Many Finnish companies interested in the market have expressed their concern about credible local partners that offer good service. What has been your experience working with local partners? I understand that you mainly work with governmental actors, but certainly also with private sector actors.
─ In this ecosystem we have a wide range of different types of local partners. To summarise, a local partner creates the framework for activity, but above all it depends people. Once you find a trustworthy human-human relationship, you start to build on that.

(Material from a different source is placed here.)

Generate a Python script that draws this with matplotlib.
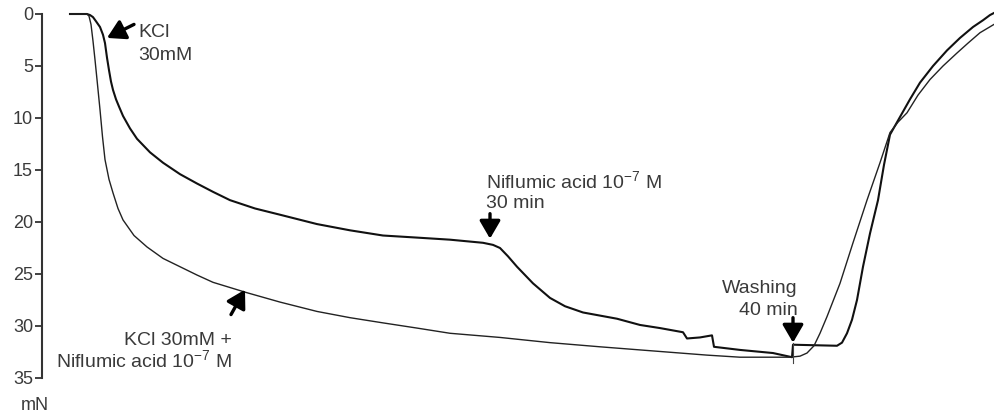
import matplotlib.pyplot as plt

plt.rcParams['font.family'] = ['Liberation Sans', 'DejaVu Sans']
plt.rcParams['mathtext.fontset'] = 'custom'
plt.rcParams['mathtext.rm'] = 'Liberation Sans'
plt.rcParams['mathtext.it'] = 'Liberation Sans:italic'

# time axis is arbitrary (recording position), force in mN
kcl_t = [70, 87, 90, 93, 96, 100, 103, 105, 107, 109, 111, 113, 116, 119, 123, 130, 137, 150,
         163, 180, 197, 213, 230, 255, 280, 317, 350, 383, 417, 450, 483, 493, 500, 508, 517,
         533, 550, 565, 583, 600, 617, 640, 660, 683, 687, 700, 712, 714, 740, 773, 792,
         793, 837, 842, 847, 852, 857, 863, 870, 878, 884, 890, 900, 910, 920, 933, 947,
         960, 973, 983, 990, 994]
kcl_f = [0.0, 0.0, 0.1, 0.3, 0.7, 1.25, 2.0, 2.8, 4.2, 5.4, 6.5, 7.3, 8.2, 8.9, 9.8, 11.0, 12.0, 13.3,
         14.3, 15.4, 16.3, 17.1, 17.9, 18.7, 19.3, 20.2, 20.8, 21.3, 21.5, 21.7, 22.0, 22.2, 22.5, 23.3, 24.3,
         25.9, 27.3, 28.1, 28.7, 29.0, 29.3, 29.9, 30.2, 30.6, 31.2, 31.1, 30.9, 32.0, 32.3, 32.6, 33.0,
         31.8, 31.9, 31.6, 30.7, 29.4, 27.5, 24.3, 21.1, 17.9, 14.5, 11.6, 9.9, 8.2, 6.6, 5.0, 3.5,
         2.3, 1.25, 0.6, 0.1, -0.1]

nfa_t = [70, 87, 89, 91, 93, 95, 97, 100, 102.5, 105, 109, 113, 118, 123, 134, 147, 163,
         180, 197, 213, 230, 247, 280, 317, 350, 383, 417, 450, 500, 550, 600, 640, 707, 740,
         790, 800, 807, 814, 820, 827, 840, 853, 867, 880, 890, 898, 907, 918, 930, 943,
         957, 968, 980, 994]
nfa_f = [0.0, 0.0, 0.2, 1.0, 2.6, 4.4, 6.3, 9.2, 11.8, 14.0, 15.9, 17.2, 18.7, 19.8, 21.3, 22.4, 23.5,
         24.3, 25.1, 25.8, 26.3, 26.8, 27.7, 28.6, 29.2, 29.7, 30.2, 30.7, 31.1, 31.6, 32.0, 32.3, 32.8, 33.0,
         33.0, 32.9, 32.6, 31.9, 30.7, 29.1, 25.9, 22.0, 17.9, 14.3, 11.4, 10.4, 9.5, 7.8, 6.3, 5.0,
         3.75, 2.8, 1.8, 1.0]

washing_t = 793
yticks = [0, 5, 10, 15, 20, 25, 30, 35]

fig = plt.figure(figsize=(9.94, 4.18), dpi=100)
ax = fig.add_axes([42 / 994, 40 / 418, 952 / 994, 364 / 418])

ax.plot(kcl_t, kcl_f, color='#111111', lw=1.5, clip_on=False)
ax.plot(nfa_t, nfa_f, color='#222222', lw=1.0, clip_on=False)
ax.plot([washing_t, washing_t], [31.6, 33.6], color='#444444', lw=0.8)

ax.set_xlim(42, 994)
ax.set_ylim(35, 0)
ax.set_yticks(yticks)
ax.set_yticklabels([str(v) for v in yticks])
ax.tick_params(axis='y', direction='out', length=5, width=1.3, pad=1.5,
               labelsize=13, labelcolor='#3a3a3a', color='#333333')
ax.set_xticks([])
for s in ['top', 'right', 'bottom']:
    ax.spines[s].set_visible(False)
ax.spines['left'].set_linewidth(1.5)
ax.spines['left'].set_color('#333333')
ax.patch.set_alpha(0)

ax.text(-0.008, -0.075, 'mN', transform=ax.transAxes, ha='center', va='center',
        fontsize=13, color='#3a3a3a')

arrow = dict(arrowstyle='-|>,head_length=0.6,head_width=0.35', lw=2.4,
             color='black', mutation_scale=18, shrinkA=0, shrinkB=0)
txt = dict(fontsize=14, color='#3a3a3a')

# KCl 30mM
ax.annotate('', xy=(107, 2.3), xytext=(134, 1.0), arrowprops=arrow)
ax.text(138, 2.2, 'KCl', va='baseline', **txt)
ax.text(138, 4.4, '30mM', va='baseline', **txt)

# KCl + niflumic acid
ax.annotate('', xy=(245, 26.5), xytext=(231, 28.9), arrowprops=arrow)
ax.text(232, 31.8, 'KCl 30mM +', ha='right', va='baseline', **txt)
ax.text(232, 34.0, 'Niflumic acid 10$^{-7}$ M', ha='right', va='baseline', **txt)

# niflumic acid added
ax.annotate('', xy=(490, 21.6), xytext=(490, 19.2), arrowprops=arrow)
ax.text(486, 16.7, 'Niflumic acid 10$^{-7}$ M', va='baseline', **txt)
ax.text(486, 18.7, '30 min', va='baseline', **txt)

# washing
ax.annotate('', xy=(793, 31.6), xytext=(793, 29.2), arrowprops=arrow)
ax.text(798, 26.8, 'Washing', ha='right', va='baseline', **txt)
ax.text(798, 28.9, '40 min', ha='right', va='baseline', **txt)

fig.savefig('out.png', dpi=100)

The most important question related to this is the difference between cultures. For example, the people view the concept of time in a way that is completely different from our European and Finnish perspective. On the other hand, logics based on values for example about promise is different. Promise in relation to the execution of something is completely different. Also some people may think that the level of knowhow is somehow lower in Africa, but in practical terms their way of doing things differently works better in their culture than our methods.
In some events there has been discussion about the idea that it would be good for Finnish companies to cluster or cooperate to lower the threshold to enter the market? What is your view on this: benefits and disadvantages?
─ A large number of business delegations have been organised, including on behalf of the government, to events abroad in the form of trade tourism. People have gone and come back, but with little concrete impact. They have also gathered a group of companies within a specific sector and thought that the sector is somehow a common element bringing the companies together. But what I have understood is that even the impact of those gatherings has been small.
One very positive personal experience that I have had was a cross-sectoral one. In this project different people from different sectors came together. The catch was that the project involved an African village community. We turned the cup upside down and this multi-sectoral group started to brainstrom about the challenges of community life and we came up with ideas about what kinds of services we Finns have to offer to this village, city or whatever the target group is. We involved health, sanitation, construction, learning, digitalization and culture. It was more of a life-based point of view rather than industry-based. That project also seemed to have boosted other projects and that is good. In terms of the big picture the question is also, what impact companies want to have. Companies often think only about trade and we do not really see the impact of business in benefit created. In addition, one should also think more about long term development in addition to short term trade. Instead of trade tourism one ought to think about how to make short term business and long term impact work hand in hand. Because only through long-term impact can we tap into big business and internationalization. But this is a challenge for both small and large listed companies.